Ain-Sefra, fin septembre 1903.
Les derniers jours de l'été s'égrenaient monotones. Sous l'accablement d'un ciel sans nuages, Alger dormait. Les rues, où les passants étaient rares, semblaient plus larges, et des essaims de mouches bleues bourdonnaient dans l'ombre brève des maisons. Les collines de Mustapha se voilaient de poussières ténues, et les blancheurs laiteuses de la haute ville s'éteignaient. Là, pourtant, dans les ruelles étranglées, la vie continuait ardente, ivre de lumière et de couleur, avec les étalages de fruits et d'étoffes, et le chant pensif des rossignols captifs devant les cafés maures.
Un lourd ennui pesait sur Alger, et je me laissais aller à une somnolence vague, sans joie et sans chagrin, et qui, sans désirs aussi, aurait pu avoir la douceur de l'anéantissement.
Tout à coup, le combat d'El-Moungar survint, et, avec lui, la possibilité de revoir les régions âpres du Sud : j'allais dans le Sud-Oranais, comme reporter... Le rêve de tant de mois allait se réaliser, et si brusquement !
Le long voyage en chemin de fer, à travers tout l'ouest et le sud-ouest de l'Algérie, fut charmant.
Dans la première émotion joyeuse du départ, j'eus quelques heures de repos et de rêverie.
Il est ainsi, à certaines époques de la vie, des instants où rien d'extraordinaire ne survient, mais qu'on n'oublie jamais dans la suite, car ils sont d'une indicible douceur.

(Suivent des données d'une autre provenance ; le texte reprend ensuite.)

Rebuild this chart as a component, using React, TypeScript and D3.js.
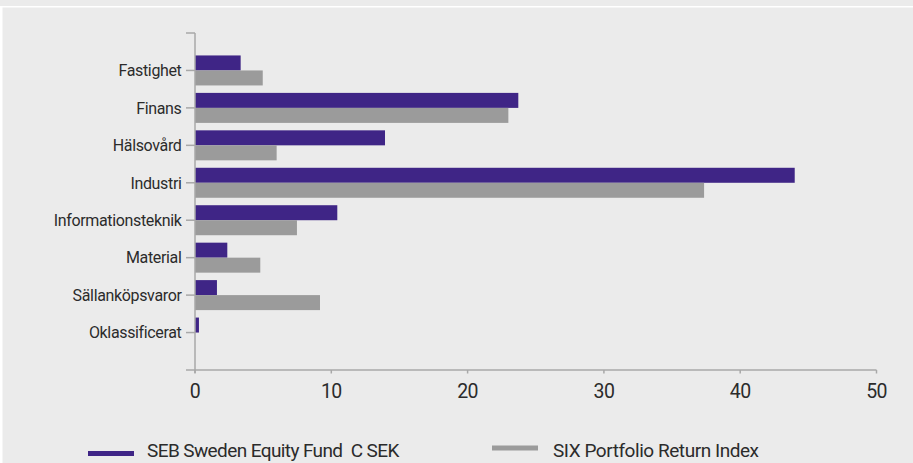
import React from "react";
import * as d3 from "d3";

const categories = ["Fastighet", "Finans", "Hälsovård", "Industri", "Informationsteknik", "Material", "Sällanköpsvaror", "Oklassificerat"];
const fundValues = [3.35, 23.72, 13.94, 44.0, 10.44, 2.37, 1.61, 0.29];
const indexValues = [4.97, 22.99, 5.99, 37.35, 7.48, 4.79, 9.17, 0];
const xTicks = [0, 10, 20, 30, 40, 50];
const seriesNames = ["SEB Sweden Equity Fund  C SEK", "SIX Portfolio Return Index"];

const W = 913;
const H = 463;
const PURPLE = "#3f2586";
const GRAY = "#9b9b9b";
const AXIS = "#a8a8a8";
const TEXT = "#2b2b2b";
const FONT = "Roboto, 'Noto Sans', sans-serif";

export default function App() {
  const x = d3.scaleLinear().domain([0, 50]).range([195, 876.5]);
  const y = d3.scalePoint<string>().domain(categories).range([33, 370]).padding(1);
  const barH = 15;
  const yTop = 33;
  const yBot = 370;

  return (
    <svg width={W} height={H} style={{ position: "absolute", left: 0, top: 0 }} fontFamily={FONT}>
      <rect x={0} y={0} width={W} height={H} fill="#ebebeb" />
      <rect x={0} y={6} width={W} height={1.5} fill="#ffffff" />
      <rect x={0} y={7} width={2.5} height={H - 7} fill="#ffffff" />

      {categories.map((c, i) => {
        const cy = y(c)!;
        return (
          <g key={c}>
            <rect x={x(0)} y={cy - barH} width={x(fundValues[i]) - x(0)} height={barH} fill={PURPLE} />
            {indexValues[i] > 0 && (
              <rect x={x(0)} y={cy} width={x(indexValues[i]) - x(0)} height={barH} fill={GRAY} />
            )}
            <line x1={186} x2={195} y1={cy} y2={cy} stroke={AXIS} strokeWidth={1.5} />
            <text x={181.5} y={cy} dy="0.36em" textAnchor="end" fontSize={16} fill={TEXT} letterSpacing={-0.35}>
              {c}
            </text>
          </g>
        );
      })}

      {/* category axis */}
      <line x1={x(0)} x2={x(0)} y1={yTop} y2={yBot + 3} stroke={AXIS} strokeWidth={1.5} />
      <line x1={186} x2={195} y1={yTop} y2={yTop} stroke={AXIS} strokeWidth={1.5} />
      {/* value axis */}
      <line x1={186} x2={x(50)} y1={yBot} y2={yBot} stroke={AXIS} strokeWidth={1.5} />
      {xTicks.map((t) => (
        <g key={t}>
          <line x1={x(t)} x2={x(t)} y1={yBot} y2={yBot + 3.5} stroke={AXIS} strokeWidth={1.5} />
          <text x={x(t)} y={398.3} textAnchor="middle" fontSize={19.5} fill={TEXT} letterSpacing={-0.6}>
            {t}
          </text>
        </g>
      ))}

      {/* legend */}
      <line x1={88} x2={134} y1={453.5} y2={453.5} stroke={PURPLE} strokeWidth={5} />
      <text x={147} y={456.5} fontSize={19} fill={TEXT} letterSpacing={-0.6} style={{ whiteSpace: "pre" }}>
        {seriesNames[0]}
      </text>
      <line x1={492} x2={538} y1={448} y2={448} stroke={GRAY} strokeWidth={5} />
      <text x={553} y={456.5} fontSize={19} fill={TEXT} letterSpacing={-0.45} style={{ whiteSpace: "pre" }}>
        {seriesNames[1]}
      </text>
    </svg>
  );
}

C'était à Perrégaux où il faut attendre le train d'Arzew qui descend vers le Sud.
Perrégaux n'est qu'un bourg espagnol serti de grands jardins verts, au milieu d'une immense plaine fertile. Pourtant, ce coin très quelconque du Tell algérien me parut souriant, presque beau.

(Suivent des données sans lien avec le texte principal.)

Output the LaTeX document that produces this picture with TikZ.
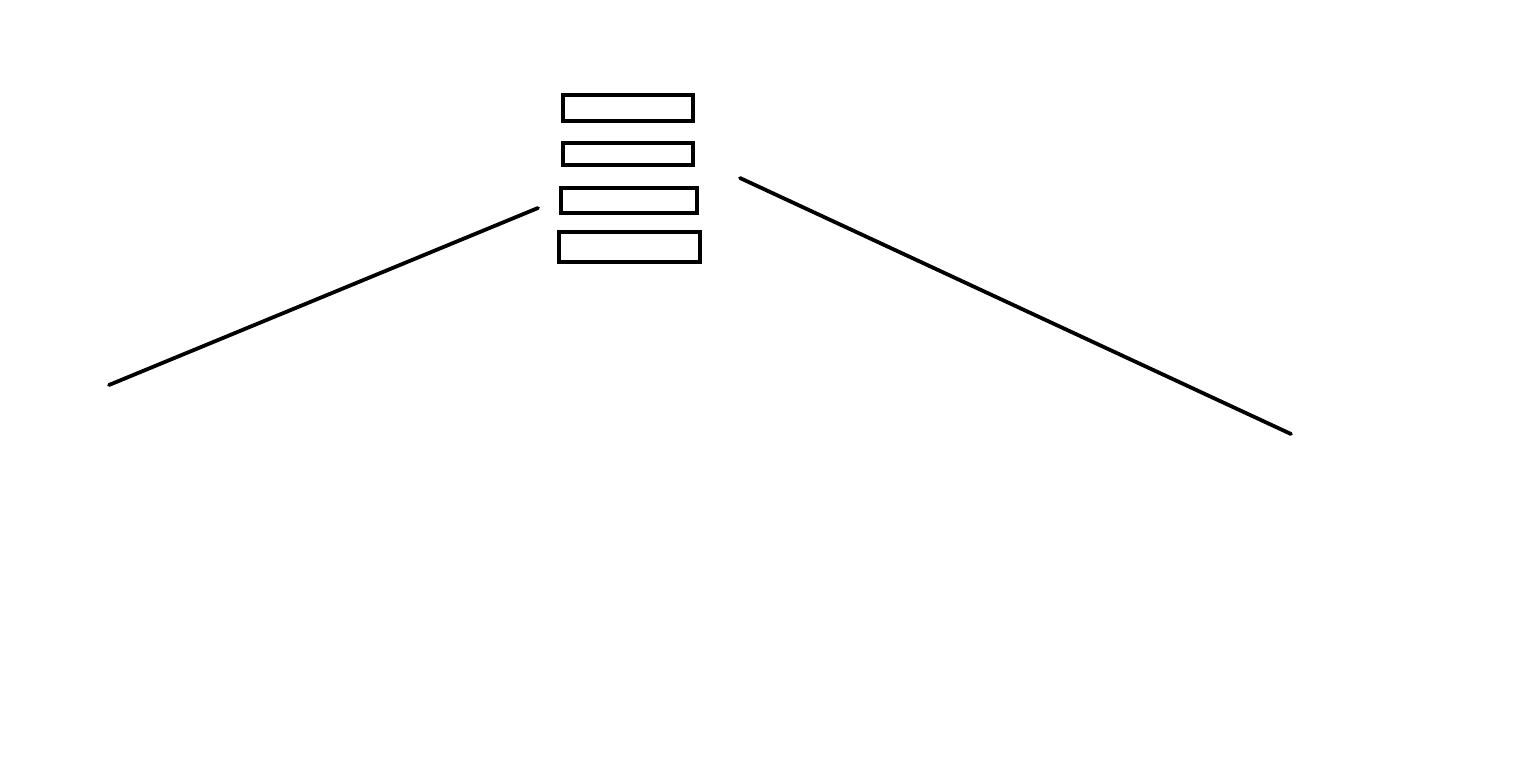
\documentclass[tikz,border=0pt]{standalone}
\begin{document}
\begin{tikzpicture}[x=1pt,y=-1pt,
  bar/.style={draw=black,line width=4pt,fill=white},
  stroke/.style={draw=black,line width=3.8pt,line cap=round}]
\useasboundingbox[fill=white] (0,0) rectangle (1538,765);
\draw[bar] (563,95) rectangle (693,121);
\draw[bar] (563,143) rectangle (693,165);
\draw[bar] (561,188) rectangle (697,213);
\draw[bar] (559,232) rectangle (700,262);
\coordinate (l1) at (109,385);
\coordinate (l2) at (538,208);
\coordinate (r1) at (740,178);
\coordinate (r2) at (1291,434);
\draw[stroke] (l1) -- (l2);
\draw[stroke] (r1) -- (r2);
\end{tikzpicture}
\end{document}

Le jour déclinait, limpide, sur le calme de la campagne. Une haute colline barrait l'horizon qui s'allumait peu à peu. Au sommet, il y avait une petite chapelle de Sidi Abdelkader de Bagdad, qui semblait toute rose, entre quelques silhouettes d'oliviers gris. Là, dans l'herbe desséchée, des pierres brutes se cachaient : le cimetières musulman, un lieu de mélancolie calme, sans rien de funèbre.